- **To do**: Copy out the data exactly, leaving the pictures behind.
........
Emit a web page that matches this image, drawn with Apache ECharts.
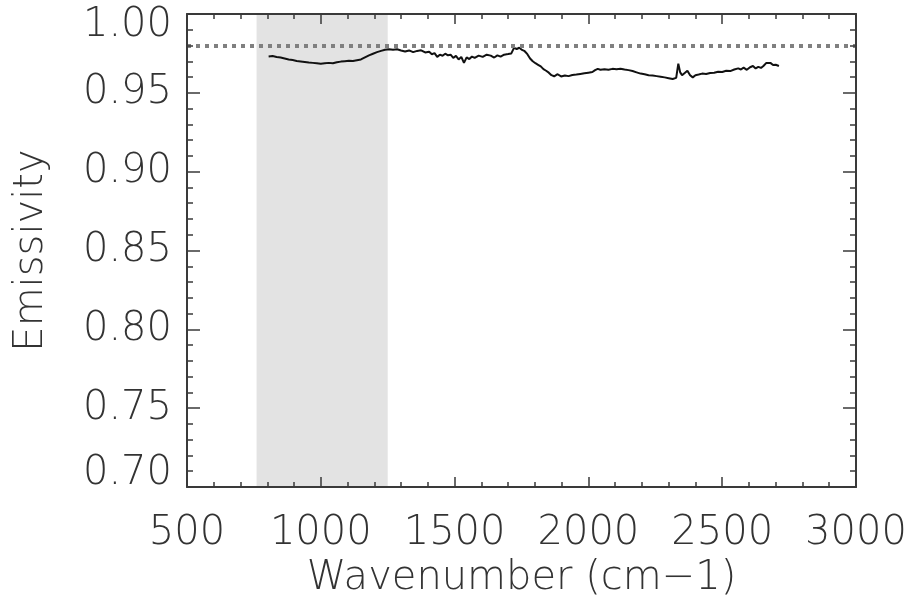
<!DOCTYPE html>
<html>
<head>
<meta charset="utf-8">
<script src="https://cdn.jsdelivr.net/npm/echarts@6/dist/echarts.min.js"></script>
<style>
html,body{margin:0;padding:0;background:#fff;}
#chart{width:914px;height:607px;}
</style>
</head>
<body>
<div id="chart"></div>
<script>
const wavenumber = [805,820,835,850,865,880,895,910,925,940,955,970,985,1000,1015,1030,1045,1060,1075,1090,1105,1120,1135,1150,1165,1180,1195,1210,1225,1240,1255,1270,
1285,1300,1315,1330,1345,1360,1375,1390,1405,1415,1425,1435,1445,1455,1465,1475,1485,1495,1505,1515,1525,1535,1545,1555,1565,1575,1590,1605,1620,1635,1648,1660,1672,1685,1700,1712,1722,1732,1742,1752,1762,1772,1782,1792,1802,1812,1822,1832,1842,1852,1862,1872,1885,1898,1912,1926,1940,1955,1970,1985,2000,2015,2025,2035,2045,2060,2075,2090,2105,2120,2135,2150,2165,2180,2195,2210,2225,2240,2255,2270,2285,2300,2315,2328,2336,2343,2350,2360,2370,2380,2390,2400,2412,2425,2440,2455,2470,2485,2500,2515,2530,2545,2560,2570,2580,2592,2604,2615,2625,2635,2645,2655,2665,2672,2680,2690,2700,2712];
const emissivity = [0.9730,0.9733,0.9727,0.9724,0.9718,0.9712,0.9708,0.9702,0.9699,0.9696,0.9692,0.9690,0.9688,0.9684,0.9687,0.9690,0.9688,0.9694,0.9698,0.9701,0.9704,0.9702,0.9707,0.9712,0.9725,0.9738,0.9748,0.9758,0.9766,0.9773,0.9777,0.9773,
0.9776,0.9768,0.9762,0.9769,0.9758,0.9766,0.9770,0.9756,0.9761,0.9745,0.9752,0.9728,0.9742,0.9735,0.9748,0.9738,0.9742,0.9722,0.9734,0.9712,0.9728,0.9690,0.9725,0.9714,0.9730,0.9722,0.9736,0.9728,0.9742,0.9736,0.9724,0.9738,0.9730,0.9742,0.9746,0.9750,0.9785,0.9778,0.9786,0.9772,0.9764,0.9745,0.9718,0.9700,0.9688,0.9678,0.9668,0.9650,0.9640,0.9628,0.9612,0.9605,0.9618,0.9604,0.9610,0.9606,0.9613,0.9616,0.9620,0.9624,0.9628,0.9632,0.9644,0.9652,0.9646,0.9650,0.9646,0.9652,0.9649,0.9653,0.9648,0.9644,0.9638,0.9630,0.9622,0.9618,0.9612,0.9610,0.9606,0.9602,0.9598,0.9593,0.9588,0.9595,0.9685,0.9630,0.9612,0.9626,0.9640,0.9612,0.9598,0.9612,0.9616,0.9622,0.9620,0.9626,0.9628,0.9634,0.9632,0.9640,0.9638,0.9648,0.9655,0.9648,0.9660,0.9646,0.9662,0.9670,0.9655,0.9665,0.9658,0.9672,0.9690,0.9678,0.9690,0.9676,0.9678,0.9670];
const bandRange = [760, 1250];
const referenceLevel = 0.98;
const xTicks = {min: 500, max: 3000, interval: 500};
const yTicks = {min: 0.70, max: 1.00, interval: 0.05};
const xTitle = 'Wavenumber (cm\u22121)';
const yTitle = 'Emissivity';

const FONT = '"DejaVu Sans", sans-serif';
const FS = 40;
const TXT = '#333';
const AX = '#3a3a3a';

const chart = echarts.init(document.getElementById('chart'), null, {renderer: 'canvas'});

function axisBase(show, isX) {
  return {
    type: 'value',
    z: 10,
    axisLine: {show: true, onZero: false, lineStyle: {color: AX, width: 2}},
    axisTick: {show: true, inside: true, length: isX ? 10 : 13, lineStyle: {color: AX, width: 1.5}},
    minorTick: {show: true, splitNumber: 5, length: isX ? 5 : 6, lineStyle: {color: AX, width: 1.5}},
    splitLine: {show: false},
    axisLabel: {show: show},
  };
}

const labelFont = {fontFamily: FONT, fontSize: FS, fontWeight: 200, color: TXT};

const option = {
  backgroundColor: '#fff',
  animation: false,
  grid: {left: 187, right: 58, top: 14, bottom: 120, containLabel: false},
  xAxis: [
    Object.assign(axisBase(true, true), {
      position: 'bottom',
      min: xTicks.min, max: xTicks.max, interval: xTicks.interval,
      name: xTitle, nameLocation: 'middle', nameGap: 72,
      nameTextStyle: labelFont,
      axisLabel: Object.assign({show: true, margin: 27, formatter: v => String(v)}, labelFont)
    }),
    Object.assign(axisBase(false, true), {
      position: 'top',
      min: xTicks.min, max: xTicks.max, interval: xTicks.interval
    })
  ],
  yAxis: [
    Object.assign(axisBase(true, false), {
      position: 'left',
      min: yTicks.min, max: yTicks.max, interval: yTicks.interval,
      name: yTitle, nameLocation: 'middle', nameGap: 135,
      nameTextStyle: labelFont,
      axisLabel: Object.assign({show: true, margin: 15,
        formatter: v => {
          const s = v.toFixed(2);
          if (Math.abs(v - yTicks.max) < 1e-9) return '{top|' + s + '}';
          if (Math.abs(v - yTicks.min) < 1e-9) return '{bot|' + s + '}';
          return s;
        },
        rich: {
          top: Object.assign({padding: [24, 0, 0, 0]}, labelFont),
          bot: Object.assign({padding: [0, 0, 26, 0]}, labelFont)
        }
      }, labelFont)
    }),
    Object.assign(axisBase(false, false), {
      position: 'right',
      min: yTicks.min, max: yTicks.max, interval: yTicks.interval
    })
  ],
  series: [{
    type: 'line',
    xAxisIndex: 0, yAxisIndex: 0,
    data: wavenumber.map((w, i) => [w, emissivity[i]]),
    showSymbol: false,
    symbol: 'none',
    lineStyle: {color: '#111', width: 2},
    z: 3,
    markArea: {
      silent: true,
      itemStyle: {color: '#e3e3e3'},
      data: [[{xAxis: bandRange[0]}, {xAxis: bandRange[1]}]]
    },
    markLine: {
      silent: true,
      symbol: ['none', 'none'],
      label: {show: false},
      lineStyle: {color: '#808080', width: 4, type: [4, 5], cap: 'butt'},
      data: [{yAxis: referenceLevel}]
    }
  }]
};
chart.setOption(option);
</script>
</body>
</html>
........
- **Response to the task**:
Emit a web page that matches this image, drawn with Apache ECharts.
<!DOCTYPE html>
<html>
<head>
<meta charset="utf-8">
<script src="https://cdn.jsdelivr.net/npm/echarts@6/dist/echarts.min.js"></script>
<style>
html,body{margin:0;padding:0;background:#fff;}
#chart{width:914px;height:607px;}
</style>
</head>
<body>
<div id="chart"></div>
<script>
const wavenumber = [805,820,835,850,865,880,895,910,925,940,955,970,985,1000,1015,1030,1045,1060,1075,1090,1105,1120,1135,1150,1165,1180,1195,1210,1225,1240,1255,1270,
1285,1300,1315,1330,1345,1360,1375,1390,1405,1415,1425,1435,1445,1455,1465,1475,1485,1495,1505,1515,1525,1535,1545,1555,1565,1575,1590,1605,1620,1635,1648,1660,1672,1685,1700,1712,1722,1732,1742,1752,1762,1772,1782,1792,1802,1812,1822,1832,1842,1852,1862,1872,1885,1898,1912,1926,1940,1955,1970,1985,2000,2015,2025,2035,2045,2060,2075,2090,2105,2120,2135,2150,2165,2180,2195,2210,2225,2240,2255,2270,2285,2300,2315,2328,2336,2343,2350,2360,2370,2380,2390,2400,2412,2425,2440,2455,2470,2485,2500,2515,2530,2545,2560,2570,2580,2592,2604,2615,2625,2635,2645,2655,2665,2672,2680,2690,2700,2712];
const emissivity = [0.9730,0.9733,0.9727,0.9724,0.9718,0.9712,0.9708,0.9702,0.9699,0.9696,0.9692,0.9690,0.9688,0.9684,0.9687,0.9690,0.9688,0.9694,0.9698,0.9701,0.9704,0.9702,0.9707,0.9712,0.9725,0.9738,0.9748,0.9758,0.9766,0.9773,0.9777,0.9773,
0.9776,0.9768,0.9762,0.9769,0.9758,0.9766,0.9770,0.9756,0.9761,0.9745,0.9752,0.9728,0.9742,0.9735,0.9748,0.9738,0.9742,0.9722,0.9734,0.9712,0.9728,0.9690,0.9725,0.9714,0.9730,0.9722,0.9736,0.9728,0.9742,0.9736,0.9724,0.9738,0.9730,0.9742,0.9746,0.9750,0.9785,0.9778,0.9786,0.9772,0.9764,0.9745,0.9718,0.9700,0.9688,0.9678,0.9668,0.9650,0.9640,0.9628,0.9612,0.9605,0.9618,0.9604,0.9610,0.9606,0.9613,0.9616,0.9620,0.9624,0.9628,0.9632,0.9644,0.9652,0.9646,0.9650,0.9646,0.9652,0.9649,0.9653,0.9648,0.9644,0.9638,0.9630,0.9622,0.9618,0.9612,0.9610,0.9606,0.9602,0.9598,0.9593,0.9588,0.9595,0.9685,0.9630,0.9612,0.9626,0.9640,0.9612,0.9598,0.9612,0.9616,0.9622,0.9620,0.9626,0.9628,0.9634,0.9632,0.9640,0.9638,0.9648,0.9655,0.9648,0.9660,0.9646,0.9662,0.9670,0.9655,0.9665,0.9658,0.9672,0.9690,0.9678,0.9690,0.9676,0.9678,0.9670];
const bandRange = [760, 1250];
const referenceLevel = 0.98;
const xTicks = {min: 500, max: 3000, interval: 500};
const yTicks = {min: 0.70, max: 1.00, interval: 0.05};
const xTitle = 'Wavenumber (cm\u22121)';
const yTitle = 'Emissivity';

const FONT = '"DejaVu Sans", sans-serif';
const FS = 40;
const TXT = '#333';
const AX = '#3a3a3a';

const chart = echarts.init(document.getElementById('chart'), null, {renderer: 'canvas'});

function axisBase(show, isX) {
  return {
    type: 'value',
    z: 10,
    axisLine: {show: true, onZero: false, lineStyle: {color: AX, width: 2}},
    axisTick: {show: true, inside: true, length: isX ? 10 : 13, lineStyle: {color: AX, width: 1.5}},
    minorTick: {show: true, splitNumber: 5, length: isX ? 5 : 6, lineStyle: {color: AX, width: 1.5}},
    splitLine: {show: false},
    axisLabel: {show: show},
  };
}

const labelFont = {fontFamily: FONT, fontSize: FS, fontWeight: 200, color: TXT};

const option = {
  backgroundColor: '#fff',
  animation: false,
  grid: {left: 187, right: 58, top: 14, bottom: 120, containLabel: false},
  xAxis: [
    Object.assign(axisBase(true, true), {
      position: 'bottom',
      min: xTicks.min, max: xTicks.max, interval: xTicks.interval,
      name: xTitle, nameLocation: 'middle', nameGap: 72,
      nameTextStyle: labelFont,
      axisLabel: Object.assign({show: true, margin: 27, formatter: v => String(v)}, labelFont)
    }),
    Object.assign(axisBase(false, true), {
      position: 'top',
      min: xTicks.min, max: xTicks.max, interval: xTicks.interval
    })
  ],
  yAxis: [
    Object.assign(axisBase(true, false), {
      position: 'left',
      min: yTicks.min, max: yTicks.max, interval: yTicks.interval,
      name: yTitle, nameLocation: 'middle', nameGap: 135,
      nameTextStyle: labelFont,
      axisLabel: Object.assign({show: true, margin: 15,
        formatter: v => {
          const s = v.toFixed(2);
          if (Math.abs(v - yTicks.max) < 1e-9) return '{top|' + s + '}';
          if (Math.abs(v - yTicks.min) < 1e-9) return '{bot|' + s + '}';
          return s;
        },
        rich: {
          top: Object.assign({padding: [24, 0, 0, 0]}, labelFont),
          bot: Object.assign({padding: [0, 0, 26, 0]}, labelFont)
        }
      }, labelFont)
    }),
    Object.assign(axisBase(false, false), {
      position: 'right',
      min: yTicks.min, max: yTicks.max, interval: yTicks.interval
    })
  ],
  series: [{
    type: 'line',
    xAxisIndex: 0, yAxisIndex: 0,
    data: wavenumber.map((w, i) => [w, emissivity[i]]),
    showSymbol: false,
    symbol: 'none',
    lineStyle: {color: '#111', width: 2},
    z: 3,
    markArea: {
      silent: true,
      itemStyle: {color: '#e3e3e3'},
      data: [[{xAxis: bandRange[0]}, {xAxis: bandRange[1]}]]
    },
    markLine: {
      silent: true,
      symbol: ['none', 'none'],
      label: {show: false},
      lineStyle: {color: '#808080', width: 4, type: [4, 5], cap: 'butt'},
      data: [{yAxis: referenceLevel}]
    }
  }]
};
chart.setOption(option);
</script>
</body>
</html>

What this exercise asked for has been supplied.